When a local sports team is in a slump, they are reviled and criticized, until they win a game and then they are raised on a pedestal where they attain deity status with their 1-27-2 record.
It’s the same with the weather here. Just two months ago we were knee deep in snow with darkness and freezing temperatures, and now the sun comes up at 4am and goes down at 10pm with 30°C + temperatures and 92% humidity and vegetation up to our navels.
Don’t get me wrong, I love the 2 weeks of summer we get here, it’s just the extreme temperature and humidity shifts that this city goes through that can be exasperating (This year could see an 80° difference between winter and summer).
In Winnipeg, gardens abound, mostly due to the amazing nutrient rich soil, but because of the short growing season, gardening becomes EXTREME gardening and some years are better for some crops than other.

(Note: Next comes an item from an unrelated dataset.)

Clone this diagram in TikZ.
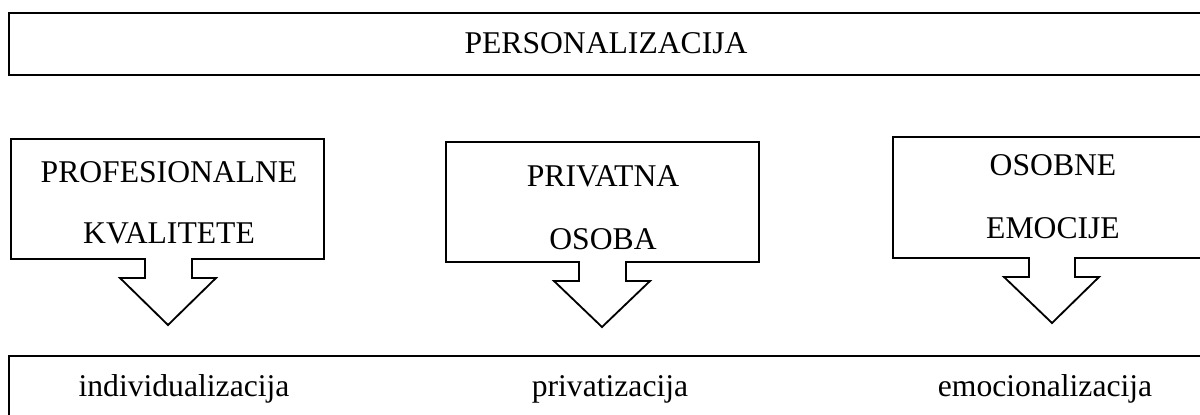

I remember the first year the strawberry plants were planted, they weren’t exactly prolific. In fact they were EXTREMEly unprolific. I would look at the plants with no berries and think they were the worst plants that ever existed and how worthless they were and how they should go back to Atlanta where they came from and…. wait… is that a strawberry? Oh my God, it is! You are the best plant ever! Hooray for plant!
Over the next few days I would watch the berry ripen and plan some kind of gourmet breakfast around this solitary marble sized strawberry, and when it came time to pick it one morning… it was gone… and there was a big squirrel, in a nearby tree, chattering at me with red stained lips…
Garden strawberries tend to get stolen by squirrels or blue jays, and even when this human manages to get a ripe strawberry off of a plant, it has to be eaten right away because they have a short shelf life unlike their mutant GMO styrofoam cousins in the supermarket. But when you do manage to pry one away from the backyard wild life… Oh My God they are tasty…
This year, for whatever reason and for the first time, it was a bumper crop of strawberries.
There were so many strawberries that the squirrel in the tree was upside down, gorged, and moaning in his red squirrel language “oooooohhhhh…. too many red things…” Even after the rodent had finished, there was still a ton of fruit left on the plants. For the last few weeks of June and first weeks of July, about a pint a day was coming off of the plants.
After awhile, I was in the backyard upside down, gorged, and moaning in my Winnipegese “ooooohhh…. too many squirrel berries…”
The sweet produce was starting to pile up on the counter so a large portion had to be frozen, but there was still the conundrum of what to do with all this fruit. A pie, a batch of jam, some kind of strange strawberry curry infusion?
I stared out the front window pondering this one day as I saw a confectionary truck playing a merry calliope tune being chased by all of the neighbourhood children who were being teased by eight dollar popsicles and dilly-bars.
Then it hit me while I licked my fourteen dollar frozen fudge bar… I could make ice cream or frozen yoghurt with those strawberries.
Ice cream is actually very very easy to make. You don’t need one of those fancy-dancy instant ice cream machines, or a double tub full of rock salt and a hand crank that gives you blisters. All you need is a mixer of some sort, three ingredients, and a freezer.
Stupid easy ice cream inspired by the over priced frozen treat truck that makes the children scream.
1 liter or quart of cream
2 cups of fruit or berries
2-4 tablespoons of honey or sugar.
The higher the fat content of your cream, the less ice crystals you’ll have, the faster it will freeze and the softer it will freeze. Don’t go lower than a 2% milk, but use at least a half and half. I went with a table cream but probably could have gone with a whipping cream.
Put your berries or fruit in a mixer or use an immersion blender to mash the fruit into a pulp. If you are using raspberries or blackberries and you don’t want any seeds, push the mash through a sieve and discard the seeds.
Add the cream and honey (or sugar) into a large mixing bowl and mix until…. um…. mixed.
Take a taste and add more honey if needed (some fruits may need more sweetener to offset tartness like raspberries or lemons).
When the desired sweetness is obtained, pour concoction into containers and freeze.
If you prefer frozen yoghurt to ice cream, use a liter of cheesecloth drained yoghurt or a hard yoghurt like greek and follow the same instructions.
If you used a high fat cream, it will freeze in about an hour.
Now I think I’ll sit back with a couple of scoops, play Camptown Races on my iPhone, and let the cats chase me around the room until I stop to sell them some for ten bucks.